Exercise description
Repeat everything from the first line of the listing below through the line that contains "const y = d3.scaleLinear().domain([0,60]).range([454.5,196.5]);", exactly. Leave out pictures.

Material provided
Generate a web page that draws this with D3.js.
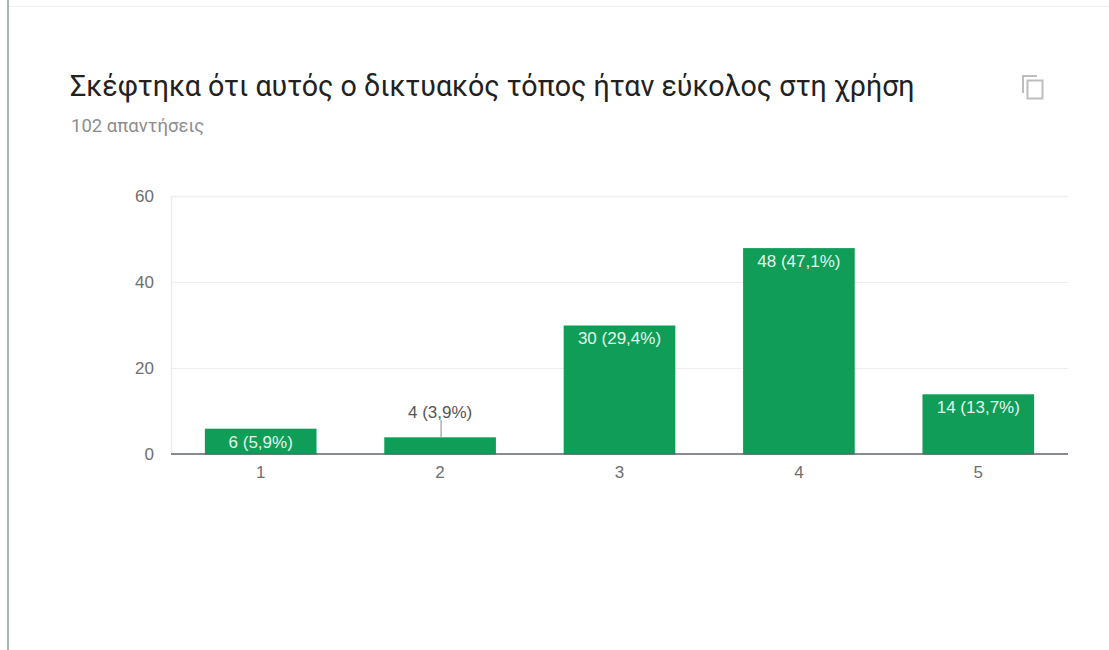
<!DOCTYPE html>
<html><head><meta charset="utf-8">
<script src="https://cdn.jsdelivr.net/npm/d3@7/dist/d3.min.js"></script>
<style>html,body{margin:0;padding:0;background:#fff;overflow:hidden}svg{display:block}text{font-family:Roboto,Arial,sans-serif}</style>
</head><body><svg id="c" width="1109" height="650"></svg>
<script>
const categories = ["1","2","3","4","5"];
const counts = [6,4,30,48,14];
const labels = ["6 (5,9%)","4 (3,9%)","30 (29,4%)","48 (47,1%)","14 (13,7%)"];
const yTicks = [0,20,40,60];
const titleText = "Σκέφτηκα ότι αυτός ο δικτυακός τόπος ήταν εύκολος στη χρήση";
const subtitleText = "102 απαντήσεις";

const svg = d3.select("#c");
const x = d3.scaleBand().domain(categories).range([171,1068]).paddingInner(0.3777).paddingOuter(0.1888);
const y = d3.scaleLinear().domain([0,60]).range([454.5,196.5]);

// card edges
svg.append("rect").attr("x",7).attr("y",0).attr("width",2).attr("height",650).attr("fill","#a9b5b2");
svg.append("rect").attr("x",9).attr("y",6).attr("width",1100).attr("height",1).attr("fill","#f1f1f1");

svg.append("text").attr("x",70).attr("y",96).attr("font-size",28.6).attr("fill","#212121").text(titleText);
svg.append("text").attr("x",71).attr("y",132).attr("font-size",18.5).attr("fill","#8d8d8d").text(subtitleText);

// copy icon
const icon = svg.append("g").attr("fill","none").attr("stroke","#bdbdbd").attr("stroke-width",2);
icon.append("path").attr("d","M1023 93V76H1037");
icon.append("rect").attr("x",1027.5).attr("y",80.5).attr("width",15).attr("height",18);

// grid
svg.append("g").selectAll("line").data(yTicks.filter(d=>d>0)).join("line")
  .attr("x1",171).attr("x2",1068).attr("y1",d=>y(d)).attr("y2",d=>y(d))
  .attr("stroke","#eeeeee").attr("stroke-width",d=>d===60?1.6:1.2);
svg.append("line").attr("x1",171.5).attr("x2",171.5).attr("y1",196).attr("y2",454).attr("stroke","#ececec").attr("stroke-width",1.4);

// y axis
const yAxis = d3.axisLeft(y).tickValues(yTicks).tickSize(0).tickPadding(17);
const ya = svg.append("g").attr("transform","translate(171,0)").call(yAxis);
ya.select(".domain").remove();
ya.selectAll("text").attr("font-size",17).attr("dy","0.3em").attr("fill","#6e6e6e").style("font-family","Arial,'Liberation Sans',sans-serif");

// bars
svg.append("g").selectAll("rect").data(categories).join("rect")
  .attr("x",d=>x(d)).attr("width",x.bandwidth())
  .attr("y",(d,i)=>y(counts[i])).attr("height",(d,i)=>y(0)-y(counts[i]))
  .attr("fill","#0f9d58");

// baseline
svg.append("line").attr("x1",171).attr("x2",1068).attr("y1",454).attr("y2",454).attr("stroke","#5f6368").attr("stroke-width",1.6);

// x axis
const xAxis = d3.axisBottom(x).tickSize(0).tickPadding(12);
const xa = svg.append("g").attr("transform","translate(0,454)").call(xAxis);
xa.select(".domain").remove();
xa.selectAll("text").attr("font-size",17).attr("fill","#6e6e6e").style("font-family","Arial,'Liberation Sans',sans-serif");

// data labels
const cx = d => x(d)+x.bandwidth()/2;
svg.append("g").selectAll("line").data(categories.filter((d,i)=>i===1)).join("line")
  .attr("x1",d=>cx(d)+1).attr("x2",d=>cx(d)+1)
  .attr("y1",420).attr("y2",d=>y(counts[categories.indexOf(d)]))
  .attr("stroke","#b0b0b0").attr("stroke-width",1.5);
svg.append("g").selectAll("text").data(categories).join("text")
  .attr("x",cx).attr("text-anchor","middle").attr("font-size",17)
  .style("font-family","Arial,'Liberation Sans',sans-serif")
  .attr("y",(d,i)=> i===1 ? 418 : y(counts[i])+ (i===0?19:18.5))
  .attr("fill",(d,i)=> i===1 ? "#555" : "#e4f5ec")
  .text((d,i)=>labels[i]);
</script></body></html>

Answer to the task
Generate a web page that draws this with D3.js.
<!DOCTYPE html>
<html><head><meta charset="utf-8">
<script src="https://cdn.jsdelivr.net/npm/d3@7/dist/d3.min.js"></script>
<style>html,body{margin:0;padding:0;background:#fff;overflow:hidden}svg{display:block}text{font-family:Roboto,Arial,sans-serif}</style>
</head><body><svg id="c" width="1109" height="650"></svg>
<script>
const categories = ["1","2","3","4","5"];
const counts = [6,4,30,48,14];
const labels = ["6 (5,9%)","4 (3,9%)","30 (29,4%)","48 (47,1%)","14 (13,7%)"];
const yTicks = [0,20,40,60];
const titleText = "Σκέφτηκα ότι αυτός ο δικτυακός τόπος ήταν εύκολος στη χρήση";
const subtitleText = "102 απαντήσεις";

const svg = d3.select("#c");
const x = d3.scaleBand().domain(categories).range([171,1068]).paddingInner(0.3777).paddingOuter(0.1888);
const y = d3.scaleLinear().domain([0,60]).range([454.5,196.5]);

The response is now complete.